What sets Line of Descent into motion is a father’s will. In life, Bharat Sinha (Prem Chopra) directed the strongarm activities of his two elder sons, level-headed Prithvi (Ronit Roy) and volatile Siddharth (Neeraj Kabi). Half-brother Suraj (Ali Haji) is much younger and has yet to join the family business. Bharat’s death shouldn’t leave a vacuum—he has set up his estate so that Prithvi is in charge. But the decision enrages Siddharth, who becomes even angrier when Prithvi has no interest in his scheme to sell arms. Not only that, Prithvi has lost his taste for crime and wants to pull the Sinhas out of the life and transform the family’s legitimate front, an electronics store, into its sole business. It is a set up for a tragedy of Shakespearean proportions.

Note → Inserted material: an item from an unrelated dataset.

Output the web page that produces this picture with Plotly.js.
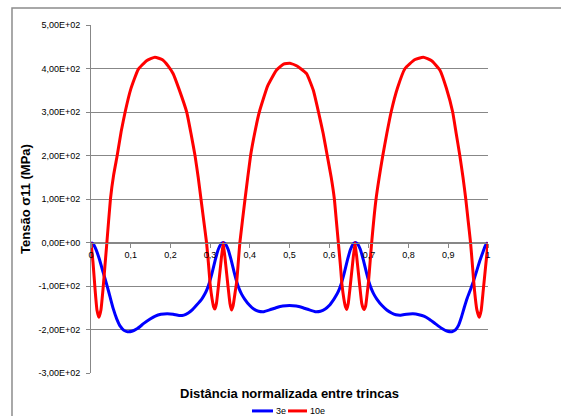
<!DOCTYPE html>
<html>
<head>
<meta charset="utf-8">
<script src="https://cdn.plot.ly/plotly-3.0.1.min.js"></script>
<style>
  html, body { margin: 0; padding: 0; background: #fff; }
  #chart { width: 561px; height: 416px; }
</style>
</head>
<body>
<div id="chart"></div>
<script>
// Normalised distance between cracks and the sigma11 stress (MPa) along it.
const seriesNames = ['3e', '10e'];
const seriesColors = ['#0000FF', '#FF0000'];

const x3e = [
  0, 0.006, 0.013, 0.021, 0.031, 0.040, 0.048, 0.056, 0.065, 0.074, 0.083, 0.092,
  0.103, 0.118, 0.133, 0.149, 0.162, 0.176, 0.192, 0.207, 0.222, 0.234, 0.245,
  0.255, 0.265, 0.279, 0.287, 0.293, 0.299, 0.305, 0.313, 0.321, 0.328, 0.333,
  0.338, 0.345, 0.353, 0.361, 0.367, 0.373, 0.379, 0.387, 0.400, 0.410, 0.422,
  0.435, 0.450, 0.466, 0.483, 0.500, 0.517, 0.534, 0.550, 0.565, 0.578, 0.590,
  0.600, 0.612, 0.620, 0.626, 0.632, 0.638, 0.646, 0.654, 0.661, 0.666, 0.671,
  0.678, 0.686, 0.694, 0.700, 0.706, 0.712, 0.720, 0.733, 0.745, 0.757, 0.768,
  0.780, 0.795, 0.811, 0.826, 0.840, 0.853, 0.868, 0.883, 0.898, 0.909, 0.918,
  0.926, 0.933, 0.940, 0.948, 0.956, 0.963, 0.971, 0.979, 0.988, 0.994, 1.000
];
const y3e = [
  0, -4, -17, -38, -70, -98, -125, -152, -176, -193, -202, -205,
  -204, -197, -186, -176, -169, -165, -164, -165, -168, -167, -162,
  -155, -145, -130, -118, -106, -90, -70, -40, -15, -3, 0,
  -3, -15, -40, -70, -90, -106, -118, -130, -145, -153, -158,
  -159, -155, -150, -146, -145, -146, -150, -155, -159, -158, -153,
  -145, -130, -118, -106, -90, -70, -40, -15, -3, 0, -3,
  -15, -40, -70, -90, -106, -118, -130, -145, -155, -162, -166,
  -167, -165, -164, -166, -170, -177, -187, -197, -204, -205, -201,
  -190, -172, -150, -127, -108, -90, -67, -43, -20, -6, 0
];

const x10e = [
  0, 0.005, 0.010, 0.015, 0.020, 0.025, 0.030, 0.035, 0.040, 0.049, 0.057, 0.066,
  0.076, 0.086, 0.100, 0.119, 0.140, 0.161, 0.180, 0.195, 0.207, 0.222, 0.241,
  0.252, 0.262, 0.270, 0.277, 0.284, 0.291, 0.296, 0.300, 0.305, 0.309, 0.312,
  0.316, 0.321, 0.327, 0.333, 0.339, 0.345, 0.350, 0.354, 0.358, 0.363, 0.367,
  0.371, 0.375, 0.388, 0.402, 0.412, 0.424, 0.445, 0.467, 0.485, 0.501, 0.520,
  0.543, 0.560, 0.573, 0.585, 0.595, 0.605, 0.613, 0.618, 0.623, 0.628, 0.632,
  0.637, 0.641, 0.644, 0.648, 0.653, 0.659, 0.665, 0.671, 0.677, 0.682, 0.686,
  0.688, 0.692, 0.696, 0.699, 0.703, 0.707, 0.718, 0.735, 0.745, 0.756, 0.772,
  0.791, 0.815, 0.837, 0.858, 0.879, 0.895, 0.911, 0.920, 0.929, 0.937, 0.944,
  0.950, 0.956, 0.961, 0.966, 0.972, 0.978, 0.983, 0.988, 0.994, 1.000
];
const y10e = [
  0, -45, -105, -155, -172, -155, -110, -55, 0, 100, 155, 200,
  255, 300, 352, 398, 418, 426, 420, 405, 388, 352, 300,
  250, 200, 150, 100, 50, 0, -50, -95, -130, -148, -153,
  -140, -100, -48, 0, -48, -100, -140, -155, -145, -115, -90,
  -45, 0, 100, 200, 250, 300, 360, 396, 410, 412, 405,
  388, 350, 300, 250, 200, 150, 100, 50, 0, -50, -95,
  -130, -148, -154, -140, -100, -48, 0, -48, -100, -140, -152,
  -154, -145, -115, -90, -45, 0, 100, 200, 250, 300, 355,
  400, 420, 426, 418, 396, 355, 300, 250, 200, 150, 100,
  50, 0, -55, -110, -155, -172, -155, -110, -55, 0
];

const yTickVals = [-300, -200, -100, 0, 100, 200, 300, 400, 500];
const yTickText = ['-3,00E+02', '-2,00E+02', '-1,00E+02', '0,00E+00', '1,00E+02',
                   '2,00E+02', '3,00E+02', '4,00E+02', '5,00E+02'];

const yTitle = 'Tensão σ11 (MPa)';
const xTitle = 'Distância normalizada entre trincas';

const gridGray = '#878787';
const tickFont = { family: 'Liberation Sans, Arial, sans-serif', size: 9, color: '#000' };
const titleFont = { family: 'Liberation Sans, Arial, sans-serif', size: 13, color: '#000', weight: 'bold' };

const lineStyle = (color) => ({ color: color, width: 3, shape: 'spline', smoothing: 0.4 });

const traces = [
  { x: x3e, y: y3e, name: seriesNames[0], type: 'scatter', mode: 'lines', line: lineStyle(seriesColors[0]) },
  { x: x10e, y: y10e, name: seriesNames[1], type: 'scatter', mode: 'lines', line: lineStyle(seriesColors[1]) }
];

// Compact legend under the axis title: a short line sample followed by the series name.
const legendY = -0.109;
const legendItems = [
  { x0: 0.4055, x1: 0.4584 },
  { x0: 0.4962, x1: 0.5441 }
];
const legendShapes = legendItems.map((it, i) => ({
  type: 'line', xref: 'paper', yref: 'paper',
  x0: it.x0, x1: it.x1, y0: legendY, y1: legendY,
  line: { color: seriesColors[i], width: 3 }
}));
const legendLabels = legendItems.map((it, i) => ({
  text: seriesNames[i], font: tickFont,
  xref: 'paper', yref: 'paper',
  x: it.x1 + 0.002, y: legendY, xanchor: 'left', yanchor: 'middle',
  showarrow: false
}));

const layout = {
  width: 561,
  height: 416,
  margin: { l: 91, r: 73, t: 25, b: 43, autoexpand: false },
  paper_bgcolor: '#fff',
  plot_bgcolor: '#fff',
  separators: ',.',
  showlegend: false,
  xaxis: {
    range: [0, 1],
    tick0: 0,
    dtick: 0.1,
    showgrid: false,
    zeroline: false,
    showline: true,
    linecolor: gridGray,
    linewidth: 1,
    ticks: 'outside',
    ticklen: 4,
    tickcolor: gridGray,
    tickfont: tickFont,
    anchor: 'free',
    position: 0.375,
    fixedrange: true
  },
  yaxis: {
    range: [-300, 500],
    tickvals: yTickVals,
    ticktext: yTickText,
    showgrid: true,
    gridcolor: gridGray,
    gridwidth: 1,
    zeroline: false,
    showline: true,
    linecolor: gridGray,
    linewidth: 1,
    ticks: 'outside',
    ticklen: 4,
    tickcolor: gridGray,
    tickfont: tickFont,
    ticklabelstandoff: 4,
    title: { text: yTitle, font: titleFont, standoff: 4 },
    fixedrange: true
  },
  annotations: [
    {
      text: xTitle, font: titleFont,
      xref: 'paper', yref: 'paper',
      x: 0.5, y: -0.0575, xanchor: 'center', yanchor: 'middle',
      showarrow: false
    }
  ].concat(legendLabels),
  shapes: [
    {
      // chart-area frame
      type: 'rect', xref: 'paper', yref: 'paper',
      x0: -0.199, x1: 1.6, y0: -0.6, y1: 1.049,
      line: { color: '#8c8c8c', width: 1.5 },
      fillcolor: 'rgba(0,0,0,0)',
      layer: 'below'
    }
  ].concat(legendShapes)
};

Plotly.newPlot('chart', traces, layout, { displayModeBar: false, staticPlot: true });
</script>
</body>
</html>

Kabi is scarily good at playing a psychopath willing to put his ambitions before his family, and he’s equipped with two Lady Macbeths in his wife and his mistress. If Prithvi’s urge is to protect, Siddharth’s is to destroy anything in his path that might thwart him. He is oblivious, to the idea that the police (in the form of Abhay Deol’s Officer Raghav) might be investigating the Sinhas or that Charu (an exuberant Brendan Fraser), the American he chooses for his partner, might have second thoughts about hitching his fate to someone so mercurial.
Batra excels at atmosphere, particularly in scenes set in the bars and clubs of New Delhi nightlife where so much illicit business is conducted. If the central conflict between Prithvi and Siddharth is clear-cut, the way it plays out is less so. Bullets fly. Bodies fall. If Michael Corleone was able to build an empire out of his particular brand of grandiose psychosis in The Godfather, Siddharth hardly seems that smart or that lucky. But in tracking this crime family sibling rivalry, Batra builds a nail-biter out of a war between brothers where Siddharth might yet prevail—although perhaps not in the way he planned. –Pam Grady
Line of Descent is playing in selected theaters and on VOD.